As far as the size of our company is concerned, we are medium-sized with a turnover of zl.30 million a year and around 700 employees.

You only recently took over as CEO of Naftor. How did your career path take you here?
As everywhere in life, some of it was coincidence, and some my experience. I worked quite a bit for the state in supervision and this gave me valuable experience. I was always interested in the security sector and worked in the security sector, however not in this precise type of security. I had the opportunity to get to know Naftor in 2010. I have been in my current position at Naftor since May.

What does the future hold in store for Naftor?
We will try to develop our business activities by staying within this specific field, focusing on the security of strategically important facilities such as power plants. We will mostly be dealing in the energy sector. These are Very Important Facilities, of a higher fire risk, and this requires our specialist knowledge. We will be joining the bidding process for contracts in that regard shortly. Right now our supervisory body is debating going public.

How does this type of security differ from the security of regular buildings and offices?
It is quite different than guarding a store.

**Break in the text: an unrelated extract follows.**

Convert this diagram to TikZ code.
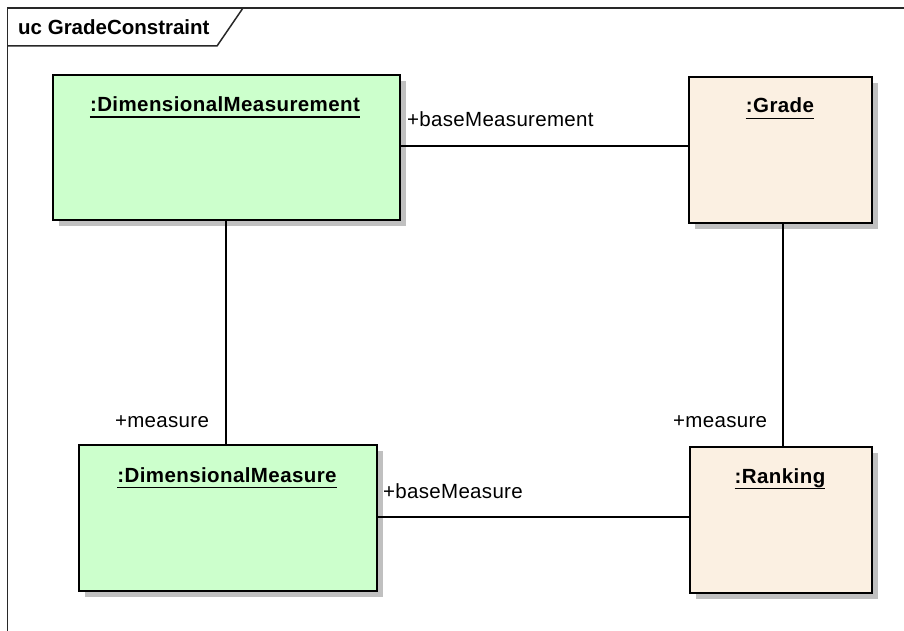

Our men are from the Specialist Armed Protection Units (SUFO) and are equipped with machine guns. They are well trained and specialize in what they are doing. We are able to take advantage of their training and make the offers that we’re making for the security of strategic facilities. Regular facilities do not require this level of specialization.

What does the market look like in Poland?
The competition is huge and the market is developing—in different security areas at a different pace. There are anywhere between 3,000 and 4,000 companies offering security services in Poland. Competition drives costs down and formal offers are at a very low level. Firms have strict budgets. In the future, I believe we will turn to the German model where there are a few big companies controlling the field. Another aspect of the market is that many companies can get subsidies from the government which don’t apply to us. This allows them to offer lower prices for their clients. This artificially brings the prices down. Overall, the market has good prospects and will continue to grow. Consolidation looks to be the next trend with a rise in the quality of the services and a lower final cost for the client.